Opening up about what being part of such a global phenomenon was truly like, Liam Payne told Steven Barlett on his Diary of a CEO podcast that he felt overwhelming relief when the band decided to go their separate ways. “The day the band ended I was like, ‘Thank Lord for that’ and I know a lot of people are going to be mad at me for saying that, but I needed to stop or it would kill me.”

Formed on The X Factor way back in 2010, the boys – who were all mere teenagers at the time – were essentially thrown together and expected to navigate their newfound fame themselves. Yes, they had management and staff to help them but no one could have foreseen the pandemonium that would surround them… the likes of which hadn’t been seen since Beatlemania. 

Relying on drugs and alcohol to get him through the succeeding years, the singer said that it was his only source of stress relief. “There were a few pictures of me on a boat and I was all bloated out and I call it my pills-and-booze face,” he remembered.

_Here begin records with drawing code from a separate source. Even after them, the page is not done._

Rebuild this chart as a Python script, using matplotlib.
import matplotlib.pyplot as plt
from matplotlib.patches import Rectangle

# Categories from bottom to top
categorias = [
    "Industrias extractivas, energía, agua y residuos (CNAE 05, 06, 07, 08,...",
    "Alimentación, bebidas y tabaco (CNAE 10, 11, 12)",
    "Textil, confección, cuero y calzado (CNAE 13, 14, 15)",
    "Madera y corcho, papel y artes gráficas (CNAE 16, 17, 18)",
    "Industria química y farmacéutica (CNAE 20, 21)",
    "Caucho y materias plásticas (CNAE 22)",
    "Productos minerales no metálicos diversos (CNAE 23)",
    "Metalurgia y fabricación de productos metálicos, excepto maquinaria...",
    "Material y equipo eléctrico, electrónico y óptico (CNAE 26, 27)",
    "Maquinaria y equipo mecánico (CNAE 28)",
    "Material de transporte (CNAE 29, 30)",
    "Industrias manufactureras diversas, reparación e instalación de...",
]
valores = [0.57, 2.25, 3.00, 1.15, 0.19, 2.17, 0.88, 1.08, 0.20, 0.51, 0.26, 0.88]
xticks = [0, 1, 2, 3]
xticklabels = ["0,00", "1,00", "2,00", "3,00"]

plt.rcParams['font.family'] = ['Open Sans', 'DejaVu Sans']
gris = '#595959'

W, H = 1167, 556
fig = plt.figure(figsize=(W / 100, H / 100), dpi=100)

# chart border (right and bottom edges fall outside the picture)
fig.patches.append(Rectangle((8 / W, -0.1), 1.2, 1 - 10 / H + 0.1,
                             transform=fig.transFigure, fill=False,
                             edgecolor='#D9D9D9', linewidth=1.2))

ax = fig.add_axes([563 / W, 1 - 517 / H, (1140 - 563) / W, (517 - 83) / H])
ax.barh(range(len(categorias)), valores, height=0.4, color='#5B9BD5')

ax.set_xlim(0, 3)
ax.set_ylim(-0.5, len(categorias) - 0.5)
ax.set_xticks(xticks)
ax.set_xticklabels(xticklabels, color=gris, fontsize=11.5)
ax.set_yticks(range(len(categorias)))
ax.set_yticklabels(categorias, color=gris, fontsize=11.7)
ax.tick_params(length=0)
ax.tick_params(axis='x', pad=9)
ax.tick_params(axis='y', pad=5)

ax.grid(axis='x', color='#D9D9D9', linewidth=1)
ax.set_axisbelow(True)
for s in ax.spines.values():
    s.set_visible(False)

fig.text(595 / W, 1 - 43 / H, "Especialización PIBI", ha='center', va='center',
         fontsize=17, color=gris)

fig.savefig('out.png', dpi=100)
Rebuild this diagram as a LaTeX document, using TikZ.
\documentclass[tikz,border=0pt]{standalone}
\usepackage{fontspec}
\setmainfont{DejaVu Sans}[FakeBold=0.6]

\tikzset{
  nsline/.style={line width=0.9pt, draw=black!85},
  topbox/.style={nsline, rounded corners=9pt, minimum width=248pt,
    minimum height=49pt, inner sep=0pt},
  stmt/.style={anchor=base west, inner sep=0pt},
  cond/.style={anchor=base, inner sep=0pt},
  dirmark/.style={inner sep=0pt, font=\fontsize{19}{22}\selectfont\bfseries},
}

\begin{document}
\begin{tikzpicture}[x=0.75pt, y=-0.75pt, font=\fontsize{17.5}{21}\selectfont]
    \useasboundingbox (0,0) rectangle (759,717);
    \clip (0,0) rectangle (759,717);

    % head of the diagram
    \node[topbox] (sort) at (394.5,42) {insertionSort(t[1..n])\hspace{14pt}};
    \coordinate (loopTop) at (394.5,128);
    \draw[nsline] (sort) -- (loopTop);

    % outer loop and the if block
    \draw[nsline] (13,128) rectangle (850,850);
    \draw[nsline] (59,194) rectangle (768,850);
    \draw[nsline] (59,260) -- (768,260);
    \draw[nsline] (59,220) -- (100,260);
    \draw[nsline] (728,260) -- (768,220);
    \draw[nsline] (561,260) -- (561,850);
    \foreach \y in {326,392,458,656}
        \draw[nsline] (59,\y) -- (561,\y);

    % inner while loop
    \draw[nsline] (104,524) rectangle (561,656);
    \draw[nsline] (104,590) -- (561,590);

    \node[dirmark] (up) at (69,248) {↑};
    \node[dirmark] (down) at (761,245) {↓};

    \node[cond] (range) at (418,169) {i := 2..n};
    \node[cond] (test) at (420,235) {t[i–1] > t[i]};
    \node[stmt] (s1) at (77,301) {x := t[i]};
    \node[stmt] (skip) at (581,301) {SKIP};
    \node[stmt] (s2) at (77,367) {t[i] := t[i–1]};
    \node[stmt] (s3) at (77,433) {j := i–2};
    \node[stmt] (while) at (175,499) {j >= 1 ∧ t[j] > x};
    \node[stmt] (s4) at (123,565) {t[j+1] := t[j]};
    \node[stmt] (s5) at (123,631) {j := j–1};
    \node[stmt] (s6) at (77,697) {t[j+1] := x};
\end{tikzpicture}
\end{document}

“The problem was, the best way to secure us was to lock us in our rooms, and what is in the room? A mini-bar. So, at a certain point, I just thought, ‘Well, I’m going to have a party for one,’ and that just seemed to carry on throughout many years of my life. And then you look back at how long you’ve been drinking and it’s ‘Jesus Christ, that’s a long time’,’ even for someone who was as young as I was,” he said. “It was wild, but it was the only way you could get the frustration out in the day.”

Admitting that the combination of fame, drugs and alcohol essentially brought him to “rock bottom”, the Wolverhampton native claimed that he was “very good at hiding it” and so no one knew just how bad the situation was. Later revealing that he even had “moments of suicidal ideation”, he continued by saying, “Yeah. There is definitely some stuff I have never spoken about to do with it. It was really, really severe. It was a problem. And it was only until I saw myself after that I was like ‘Right, I need to fix myself.’”

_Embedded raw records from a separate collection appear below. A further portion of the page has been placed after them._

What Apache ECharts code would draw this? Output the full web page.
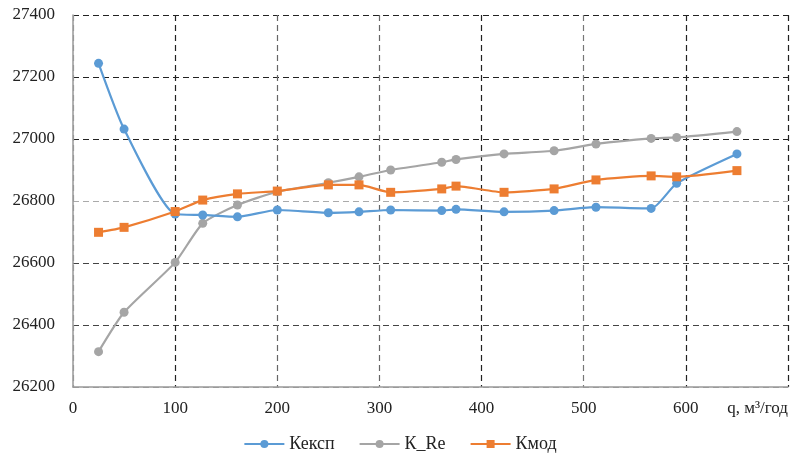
<!DOCTYPE html>
<html>
<head>
<meta charset="utf-8">
<script src="https://cdn.jsdelivr.net/npm/echarts@6/dist/echarts.min.js"></script>
<style>
  html, body { margin: 0; padding: 0; background: #fff; }
  #chart { width: 800px; height: 466px; }
</style>
</head>
<body>
<div id="chart"></div>
<script>
// q, м3/год
const qValues = [25, 50, 100, 127, 161, 200, 250, 280, 311, 361, 375, 422, 471, 512, 566, 591, 650];
const kExp = [27244, 27032, 26758, 26755, 26749, 26771, 26762, 26765, 26771, 26769, 26773, 26765, 26769, 26780, 26776, 26857, 26952];
const kRe = [26314, 26441, 26602, 26728, 26787, 26830, 26859, 26878, 26900, 26925, 26934, 26952, 26962, 26984, 27002, 27005, 27024];
const kMod = [26699, 26715, 26766, 26803, 26823, 26832, 26852, 26852, 26828, 26839, 26848, 26828, 26839, 26868, 26881, 26878, 26898];
const seriesNames = ['Кексп', 'К_Re', 'Кмод'];

const font = 'Liberation Serif';

function pairs(ys) {
  return qValues.map((q, i) => [q, ys[i]]);
}

const chart = echarts.init(document.getElementById('chart'));

// колір кожної лінії сітки окремо, як на оригіналі
const xGridColors = ['#999', '#222', '#666', '#666', '#222', '#777', '#222', '#222'];
const yGridColors = ['#999', '#444', '#444', '#aaa', '#222', '#222', '#222'];

const labelStyle = { fontFamily: font, fontSize: 17, color: '#222' };

chart.setOption({
  animation: false,
  textStyle: { fontFamily: font },
  color: ['#5B9BD5', '#A5A5A5', '#ED7D31'],
  grid: { left: 73, right: 12, top: 15, bottom: 79 },
  legend: {
    bottom: 8,
    left: 'center',
    itemWidth: 40,
    itemHeight: 10,
    itemGap: 24,
    textStyle: { fontFamily: font, fontSize: 18, color: '#222' },
    data: seriesNames,
  },
  xAxis: {
    type: 'value',
    min: 0,
    max: 700,
    interval: 100,
    axisLine: { show: true, lineStyle: { color: '#999', width: 1.5 } },
    axisTick: { show: false },
    axisLabel: Object.assign({}, labelStyle, {
      margin: 13,
      alignMaxLabel: 'right',
      formatter: (v) => (v === 700 ? 'q, м³/год' : String(v)),
    }),
    splitLine: { show: true, lineStyle: { color: xGridColors, type: [6, 4], width: 1.2 } },
  },
  yAxis: {
    type: 'value',
    min: 26200,
    max: 27400,
    interval: 200,
    axisLine: { show: true, lineStyle: { color: '#999', width: 1.5 } },
    axisTick: { show: false },
    axisLabel: Object.assign({}, labelStyle, {
      margin: 18,
      formatter: (v) => String(v),
    }),
    splitLine: { show: true, lineStyle: { color: yGridColors, type: [6, 4], width: 1.2 } },
  },
  series: [
    {
      name: seriesNames[0],
      type: 'line',
      data: pairs(kExp),
      smooth: 0.2,
      symbol: 'circle',
      symbolSize: 9,
      lineStyle: { width: 2.2 },
      z: 4,
    },
    {
      name: seriesNames[1],
      type: 'line',
      data: pairs(kRe),
      smooth: 0.2,
      symbol: 'circle',
      symbolSize: 9,
      lineStyle: { width: 2.2 },
      z: 3,
    },
    {
      name: seriesNames[2],
      type: 'line',
      data: pairs(kMod),
      smooth: 0.2,
      symbol: 'rect',
      symbolSize: 9,
      lineStyle: { width: 2.2 },
      z: 5,
    },
  ],
});
</script>
</body>
</html>
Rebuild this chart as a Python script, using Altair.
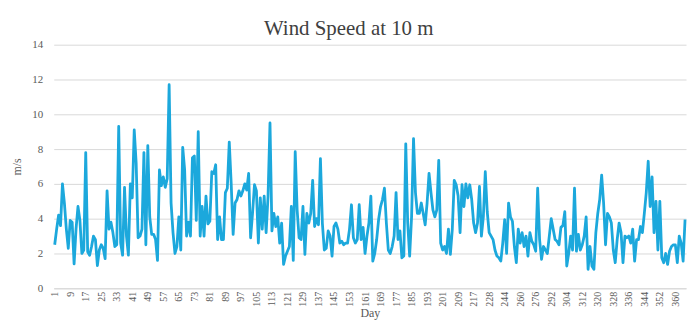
import altair as alt
import pandas as pd

# Daily wind speed (m/s), one value per category on the x axis
wind_speed = [
    2.5, 3.4, 4.2, 3.6, 6.0, 4.9, 3.4, 2.3, 3.9, 3.8,
    1.4, 3.4, 4.7, 3.9, 2.0, 2.2, 7.8, 2.1, 1.9, 2.4,
    3.0, 2.8, 1.3, 2.2, 2.5, 2.3, 1.7, 5.6, 3.4, 3.8,
    3.2, 2.4, 2.5, 9.3, 2.6, 1.9, 5.8, 3.0, 1.9, 6.0,
    5.2, 9.1, 7.2, 2.9, 3.0, 3.4, 7.8, 2.5, 8.2, 4.1,
    3.1, 3.1, 2.8, 1.6, 6.8, 5.9, 6.4, 5.8, 6.3, 11.7,
    4.9, 3.2, 2.0, 2.4, 4.1, 2.2, 8.1, 6.8, 3.0, 3.8,
    3.0, 7.5, 7.6, 3.9, 9.0, 3.0, 4.7, 3.0, 5.3, 3.7,
    3.85, 6.7, 6.6, 7.1, 2.8, 4.1, 2.8, 2.8, 5.5, 5.75,
    8.4, 6.0, 3.1, 4.9, 5.1, 5.6, 5.3, 5.6, 6.0, 5.65,
    6.6, 2.9, 4.3, 5.95, 5.6, 2.6, 5.2, 3.4, 5.3, 3.2,
    5.3, 9.5, 3.3, 4.3, 3.55, 4.1, 2.6, 3.75, 1.37, 1.85,
    2.13, 2.4, 4.7, 1.6, 7.85, 4.5, 2.9, 2.8, 4.7, 1.95,
    4.3, 3.75, 4.3, 6.2, 3.55, 4.0, 3.65, 7.45, 3.75, 2.2,
    2.3, 3.3, 3.0, 1.85, 3.55, 3.75, 3.4, 2.6, 2.7, 2.5,
    2.6, 2.6, 3.4, 4.8, 2.9, 2.6, 2.8, 4.8, 2.8, 3.5,
    2.0, 3.0, 3.75, 5.3, 1.56, 2.0, 2.8, 3.95, 4.7, 5.1,
    5.75, 3.75, 2.2, 2.0, 2.4, 3.0, 5.5, 2.8, 3.3, 1.75,
    1.85, 8.3, 3.75, 1.85, 4.1, 8.6, 5.5, 4.3, 4.3, 4.9,
    4.3, 3.65, 4.9, 6.6, 5.5, 4.5, 4.1, 4.5, 7.35, 2.6,
    2.2, 2.4, 2.0, 3.4, 1.95, 3.4, 6.2, 5.95, 5.3, 3.2,
    5.95, 4.7, 6.0, 5.2, 5.95, 5.1, 3.75, 3.2, 3.75, 5.85,
    3.0, 4.1, 6.7, 4.4, 3.2, 3.0, 2.8, 2.2, 1.85, 1.75,
    1.56, 2.6, 3.95, 2.0, 4.9, 4.1, 3.85, 2.4, 1.47, 3.4,
    2.6, 3.2, 2.4, 3.0, 1.85, 3.2, 2.7, 2.5, 2.13, 5.75,
    2.8, 1.66, 2.4, 2.2, 2.0, 3.0, 4.0, 3.4, 2.8, 2.7,
    2.5, 3.5, 3.6, 4.4, 1.28, 2.0, 3.0, 2.2, 5.75, 2.13,
    3.1, 2.2, 2.5, 3.0, 4.1, 1.09, 2.4, 1.28, 1.09, 3.2,
    4.3, 5.1, 6.5, 4.9, 2.5, 4.3, 4.1, 3.75, 2.2, 1.47,
    2.8, 3.75, 3.2, 1.47, 3.0, 2.9, 3.0, 2.6, 3.4, 1.56,
    2.8, 2.8, 3.55, 3.2, 4.3, 5.5, 7.3, 4.7, 6.4, 3.2,
    5.0, 2.2, 5.0, 1.75, 1.47, 2.0, 1.37, 2.13, 2.4, 2.5,
    2.5, 1.47, 3.0, 2.6, 1.56, 3.95,
]

# Category labels shown on the x axis (every 8th category)
day_labels = [
    "1", "9", "17", "25", "33", "41", "49", "57", "65", "73", "81", "89",
    "97", "105", "113", "121", "129", "137", "145", "153", "161", "169",
    "177", "185", "193", "201", "209", "217", "228", "244", "260", "276",
    "292", "304", "312", "320", "328", "336", "344", "352", "360",
]
label_step = 8
tick_positions = [i * label_step for i in range(len(day_labels))]

y_ticks = [0, 2, 4, 6, 8, 10, 12, 14]

df = pd.DataFrame({"idx": list(range(len(wind_speed))), "speed": wind_speed})

label_expr = (
    "[" + ",".join("'" + t + "'" for t in day_labels) + "]"
    + "[round(datum.value / " + str(label_step) + ")]"
)

FONT = "Liberation Serif"
GRID = "#d9d9d9"
TXT = "#595959"

chart = (
    alt.Chart(df)
    .mark_line(color="#1CA8DC", strokeWidth=2.8, strokeJoin="round")
    .encode(
        x=alt.X(
            "idx:Q",
            scale=alt.Scale(domain=[-0.5, len(wind_speed) - 0.5], nice=False, zero=False),
            axis=alt.Axis(
                values=tick_positions,
                labelExpr=label_expr,
                labelAngle=-90,
                labelAlign="right",
                labelBaseline="middle",
                labelPadding=3,
                labelOverlap=False,
                labelFont=FONT,
                labelFontSize=10,
                labelColor=TXT,
                ticks=False,
                grid=False,
                domain=True,
                domainColor=GRID,
                domainWidth=1,
                title="Day",
                titleFont=FONT,
                titleFontSize=12,
                titleFontWeight="normal",
                titleColor=TXT,
                titlePadding=1,
            ),
        ),
        y=alt.Y(
            "speed:Q",
            scale=alt.Scale(domain=[0, 14], nice=False),
            axis=alt.Axis(
                values=y_ticks,
                grid=True,
                gridColor=GRID,
                gridWidth=1,
                domain=False,
                ticks=False,
                labelFont=FONT,
                labelFontSize=11,
                labelColor=TXT,
                labelPadding=11,
                title="m/s",
                titleFont=FONT,
                titleFontSize=12,
                titleFontWeight="normal",
                titleColor=TXT,
                titlePadding=8,
            ),
        ),
    )
    .properties(
        width=636,
        height=245,
        title=alt.Title(
            "Wind Speed at 10 m",
            font=FONT,
            fontSize=21,
            fontWeight="normal",
            color="#404040",
            anchor="middle",
            frame="bounds",
            offset=4,
            dy=4,
        ),
        padding={"left": 46, "top": 36, "right": 5, "bottom": 32},
        autosize=alt.AutoSizeParams(type="none"),
    )
    .configure_view(stroke=None)
)

chart.save("out.html", embed_options={"renderer": "svg", "actions": False})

Liam’s comments come just days before the third anniversary of TV presenter and chef Anthony Bourdain’s death. Taking the food world by storm with his book Kitchen Confidential – a New York Times bestseller detailing “adventures in the culinary underbelly” – Bourdain found a way to connect with people, most often through a shared love of food. What many fans of his didn’t know, however, is that he was fighting his own mental health battles and ultimately died by suicide in 2018.